| Given problem |
Make an exact transcription of the material, leaving out all images.

| Source excerpt |
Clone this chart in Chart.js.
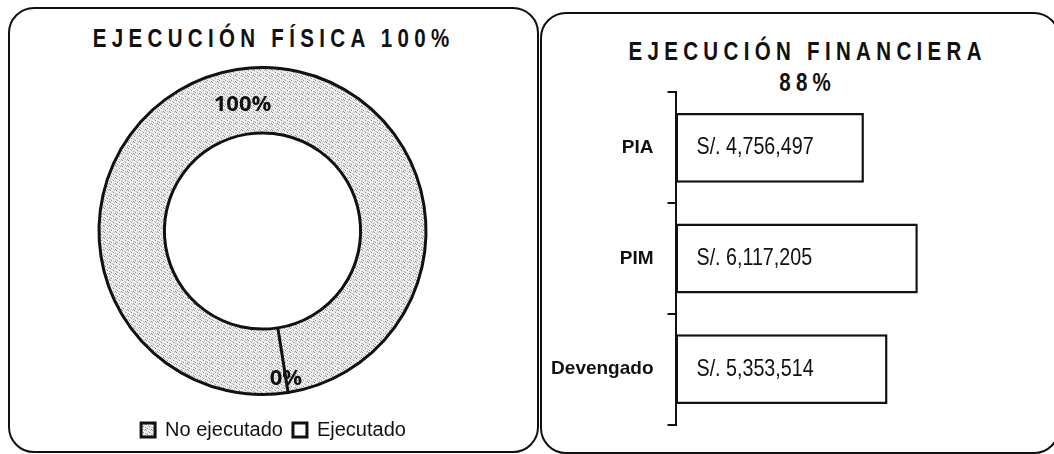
<!DOCTYPE html>
<html>
<head>
<meta charset="utf-8">
<script src="https://cdn.jsdelivr.net/npm/chart.js@4.4.1/dist/chart.umd.min.js"></script>
<style>
  body { margin: 0; background: #fff; width: 1054px; height: 454px; overflow: hidden; position: relative; }
  .panel { position: absolute; border: 2px solid #111; border-radius: 26px; box-sizing: border-box; }
  #panelFisica { left: 8px; top: 7px; width: 531px; height: 446px; }
  #panelFinanciera { left: 540px; top: 12px; width: 520px; height: 442px; }
  /* no hay Arial Narrow: se angosta la letra con scaleX */
  .titulo { position: absolute; text-align: center; font-family: "Liberation Sans", Arial, sans-serif;
            font-weight: bold; font-size: 25px; letter-spacing: 6.5px; padding-left: 6.5px; box-sizing: border-box;
            color: #111; white-space: nowrap; transform: scaleX(0.82); transform-origin: center; }
  #tituloFisica { left: 8px; width: 526px; top: 26px; line-height: 25px; }
  #tituloFinanciera { left: 541px; width: 528px; top: 36px; line-height: 31px; }
  canvas { position: absolute; }
  #graficoFisica { left: 8px; top: 58px; }
  #graficoFinanciera { left: 541px; top: 67px; }
</style>
</head>
<body>
<div class="panel" id="panelFisica"></div>
<div class="panel" id="panelFinanciera"></div>
<div class="titulo" id="tituloFisica">EJECUCIÓN FÍSICA 100%</div>
<div class="titulo" id="tituloFinanciera">EJECUCIÓN FINANCIERA<br>88%</div>
<canvas id="graficoFisica" width="531" height="394"></canvas>
<canvas id="graficoFinanciera" width="511" height="383"></canvas>

<script>
// datos
const estados = ['No ejecutado', 'Ejecutado'];
const avanceFisico = [100, 0];

const rubros = ['PIA', 'PIM', 'Devengado'];
const montos = [4756497, 6117205, 5353514];

const sans = '"Liberation Sans", Arial, sans-serif';

// textura punteada para la parte gris del anillo
function crearTrama() {
    const c = document.createElement('canvas');
    c.width = 6;
    c.height = 6;
    const g = c.getContext('2d');
    g.fillStyle = '#efefef';
    g.fillRect(0, 0, 6, 6);
    g.fillStyle = '#8c8c8c';
    [[0, 0], [3, 2], [1, 4], [5, 5]].forEach(p => g.fillRect(p[0], p[1], 1, 1));
    g.fillStyle = '#bdbdbd';
    [[4, 0], [2, 1], [5, 3], [0, 3], [3, 5]].forEach(p => g.fillRect(p[0], p[1], 1, 1));
    return g.createPattern(c, 'repeat');
}
const trama = crearTrama();

// porcentajes sobre el anillo
const etiquetasAnillo = {
    id: 'etiquetasAnillo',
    afterDatasetsDraw(chart) {
        const ctx = chart.ctx;
        const total = avanceFisico.reduce((a, b) => a + b, 0);
        const pos = [0.45, 0.78];
        ctx.save();
        ctx.font = 'bold 22px "Open Sans", sans-serif';
        ctx.fillStyle = '#111';
        ctx.textAlign = 'center';
        ctx.textBaseline = 'middle';
        chart.getDatasetMeta(0).data.forEach((arc, i) => {
            const p = arc.getProps(['x', 'y', 'startAngle', 'endAngle', 'innerRadius', 'outerRadius']);
            const mid = (p.startAngle + p.endAngle) / 2;
            const r = p.innerRadius + (p.outerRadius - p.innerRadius) * pos[i];
            const txt = Math.round(avanceFisico[i] / total * 100) + '%';
            ctx.fillText(txt, p.x + Math.cos(mid) * r, p.y + Math.sin(mid) * r);
        });
        ctx.restore();
    }
};

// la leyenda va centrada en el panel, el anillo un poco a la izquierda
const moverLeyenda = {
    id: 'moverLeyenda',
    afterLayout(chart) {
        const l = chart.legend;
        l.left += 11;
        l.right += 11;
        l.top += 14;
        l.bottom += 14;
    }
};

new Chart(document.getElementById('graficoFisica'), {
    type: 'doughnut',
    data: {
        labels: estados,
        datasets: [{
            data: avanceFisico,
            backgroundColor: [trama, '#ffffff'],
            borderColor: '#111',
            borderWidth: 3
        }]
    },
    options: {
        responsive: false,
        animation: false,
        events: [],
        cutout: '60%',
        rotation: 171,
        layout: { padding: { top: 8, right: 22, left: 0, bottom: 16 } },
        plugins: {
            legend: {
                position: 'bottom',
                labels: {
                    color: '#111',
                    font: { family: sans, size: 20 },
                    boxWidth: 14,
                    boxHeight: 14,
                    padding: 10
                }
            },
            tooltip: { enabled: false }
        }
    },
    plugins: [etiquetasAnillo, moverLeyenda]
});

// montos dentro de cada barra (letra angostada)
const etiquetasBarras = {
    id: 'etiquetasBarras',
    afterDatasetsDraw(chart) {
        const ctx = chart.ctx;
        chart.getDatasetMeta(0).data.forEach((bar, i) => {
            ctx.save();
            ctx.font = '24px ' + sans;
            ctx.fillStyle = '#111';
            ctx.textAlign = 'left';
            ctx.textBaseline = 'middle';
            ctx.translate(bar.base + 21, bar.y);
            ctx.scale(0.82, 1);
            ctx.fillText('S/. ' + montos[i].toLocaleString('en-US'), 0, 0);
            ctx.restore();
        });
    }
};

new Chart(document.getElementById('graficoFinanciera'), {
    type: 'bar',
    data: {
        labels: rubros,
        datasets: [{
            data: montos,
            backgroundColor: '#ffffff',
            borderColor: '#111',
            borderWidth: 2.5,
            borderSkipped: false,
            barPercentage: 0.7,
            categoryPercentage: 0.9
        }]
    },
    options: {
        indexAxis: 'y',
        responsive: false,
        animation: false,
        events: [],
        layout: { padding: { top: 0, right: 20, left: 0, bottom: 0 } },
        scales: {
            x: { display: false, min: 0, max: 9000000 },
            y: {
                afterFit(scale) { scale.width = 134.5; },
                grid: { offset: true, drawOnChartArea: false, drawTicks: true, tickLength: 8, color: '#111', lineWidth: 2 },
                border: { display: true, color: '#111', width: 2 },
                ticks: { color: '#111', padding: 14, font: { family: sans, size: 19, weight: 'bold' } }
            }
        },
        plugins: {
            legend: { display: false },
            tooltip: { enabled: false }
        }
    },
    plugins: [etiquetasBarras]
});
</script>
</body>
</html>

| Solution to this exercise |
Clone this chart in Chart.js.
<!DOCTYPE html>
<html>
<head>
<meta charset="utf-8">
<script src="https://cdn.jsdelivr.net/npm/chart.js@4.4.1/dist/chart.umd.min.js"></script>
<style>
  body { margin: 0; background: #fff; width: 1054px; height: 454px; overflow: hidden; position: relative; }
  .panel { position: absolute; border: 2px solid #111; border-radius: 26px; box-sizing: border-box; }
  #panelFisica { left: 8px; top: 7px; width: 531px; height: 446px; }
  #panelFinanciera { left: 540px; top: 12px; width: 520px; height: 442px; }
  /* no hay Arial Narrow: se angosta la letra con scaleX */
  .titulo { position: absolute; text-align: center; font-family: "Liberation Sans", Arial, sans-serif;
            font-weight: bold; font-size: 25px; letter-spacing: 6.5px; padding-left: 6.5px; box-sizing: border-box;
            color: #111; white-space: nowrap; transform: scaleX(0.82); transform-origin: center; }
  #tituloFisica { left: 8px; width: 526px; top: 26px; line-height: 25px; }
  #tituloFinanciera { left: 541px; width: 528px; top: 36px; line-height: 31px; }
  canvas { position: absolute; }
  #graficoFisica { left: 8px; top: 58px; }
  #graficoFinanciera { left: 541px; top: 67px; }
</style>
</head>
<body>
<div class="panel" id="panelFisica"></div>
<div class="panel" id="panelFinanciera"></div>
<div class="titulo" id="tituloFisica">EJECUCIÓN FÍSICA 100%</div>
<div class="titulo" id="tituloFinanciera">EJECUCIÓN FINANCIERA<br>88%</div>
<canvas id="graficoFisica" width="531" height="394"></canvas>
<canvas id="graficoFinanciera" width="511" height="383"></canvas>

<script>
// datos
const estados = ['No ejecutado', 'Ejecutado'];
const avanceFisico = [100, 0];

const rubros = ['PIA', 'PIM', 'Devengado'];
const montos = [4756497, 6117205, 5353514];

const sans = '"Liberation Sans", Arial, sans-serif';

// textura punteada para la parte gris del anillo
function crearTrama() {
    const c = document.createElement('canvas');
    c.width = 6;
    c.height = 6;
    const g = c.getContext('2d');
    g.fillStyle = '#efefef';
    g.fillRect(0, 0, 6, 6);
    g.fillStyle = '#8c8c8c';
    [[0, 0], [3, 2], [1, 4], [5, 5]].forEach(p => g.fillRect(p[0], p[1], 1, 1));
    g.fillStyle = '#bdbdbd';
    [[4, 0], [2, 1], [5, 3], [0, 3], [3, 5]].forEach(p => g.fillRect(p[0], p[1], 1, 1));
    return g.createPattern(c, 'repeat');
}
const trama = crearTrama();

// porcentajes sobre el anillo
const etiquetasAnillo = {
    id: 'etiquetasAnillo',
    afterDatasetsDraw(chart) {
        const ctx = chart.ctx;
        const total = avanceFisico.reduce((a, b) => a + b, 0);
        const pos = [0.45, 0.78];
        ctx.save();
        ctx.font = 'bold 22px "Open Sans", sans-serif';
        ctx.fillStyle = '#111';
        ctx.textAlign = 'center';
        ctx.textBaseline = 'middle';
        chart.getDatasetMeta(0).data.forEach((arc, i) => {
            const p = arc.getProps(['x', 'y', 'startAngle', 'endAngle', 'innerRadius', 'outerRadius']);
            const mid = (p.startAngle + p.endAngle) / 2;
            const r = p.innerRadius + (p.outerRadius - p.innerRadius) * pos[i];
            const txt = Math.round(avanceFisico[i] / total * 100) + '%';
            ctx.fillText(txt, p.x + Math.cos(mid) * r, p.y + Math.sin(mid) * r);
        });
        ctx.restore();
    }
};

// la leyenda va centrada en el panel, el anillo un poco a la izquierda
const moverLeyenda = {
    id: 'moverLeyenda',
    afterLayout(chart) {
        const l = chart.legend;
        l.left += 11;
        l.right += 11;
        l.top += 14;
        l.bottom += 14;
    }
};

new Chart(document.getElementById('graficoFisica'), {
    type: 'doughnut',
    data: {
        labels: estados,
        datasets: [{
            data: avanceFisico,
            backgroundColor: [trama, '#ffffff'],
            borderColor: '#111',
            borderWidth: 3
        }]
    },
    options: {
        responsive: false,
        animation: false,
        events: [],
        cutout: '60%',
        rotation: 171,
        layout: { padding: { top: 8, right: 22, left: 0, bottom: 16 } },
        plugins: {
            legend: {
                position: 'bottom',
                labels: {
                    color: '#111',
                    font: { family: sans, size: 20 },
                    boxWidth: 14,
                    boxHeight: 14,
                    padding: 10
                }
            },
            tooltip: { enabled: false }
        }
    },
    plugins: [etiquetasAnillo, moverLeyenda]
});

// montos dentro de cada barra (letra angostada)
const etiquetasBarras = {
    id: 'etiquetasBarras',
    afterDatasetsDraw(chart) {
        const ctx = chart.ctx;
        chart.getDatasetMeta(0).data.forEach((bar, i) => {
            ctx.save();
            ctx.font = '24px ' + sans;
            ctx.fillStyle = '#111';
            ctx.textAlign = 'left';
            ctx.textBaseline = 'middle';
            ctx.translate(bar.base + 21, bar.y);
            ctx.scale(0.82, 1);
            ctx.fillText('S/. ' + montos[i].toLocaleString('en-US'), 0, 0);
            ctx.restore();
        });
    }
};

new Chart(document.getElementById('graficoFinanciera'), {
    type: 'bar',
    data: {
        labels: rubros,
        datasets: [{
            data: montos,
            backgroundColor: '#ffffff',
            borderColor: '#111',
            borderWidth: 2.5,
            borderSkipped: false,
            barPercentage: 0.7,
            categoryPercentage: 0.9
        }]
    },
    options: {
        indexAxis: 'y',
        responsive: false,
        animation: false,
        events: [],
        layout: { padding: { top: 0, right: 20, left: 0, bottom: 0 } },
        scales: {
            x: { display: false, min: 0, max: 9000000 },
            y: {
                afterFit(scale) { scale.width = 134.5; },
                grid: { offset: true, drawOnChartArea: false, drawTicks: true, tickLength: 8, color: '#111', lineWidth: 2 },
                border: { display: true, color: '#111', width: 2 },
                ticks: { color: '#111', padding: 14, font: { family: sans, size: 19, weight: 'bold' } }
            }
        },
        plugins: {
            legend: { display: false },
            tooltip: { enabled: false }
        }
    },
    plugins: [etiquetasBarras]
});
</script>
</body>
</html>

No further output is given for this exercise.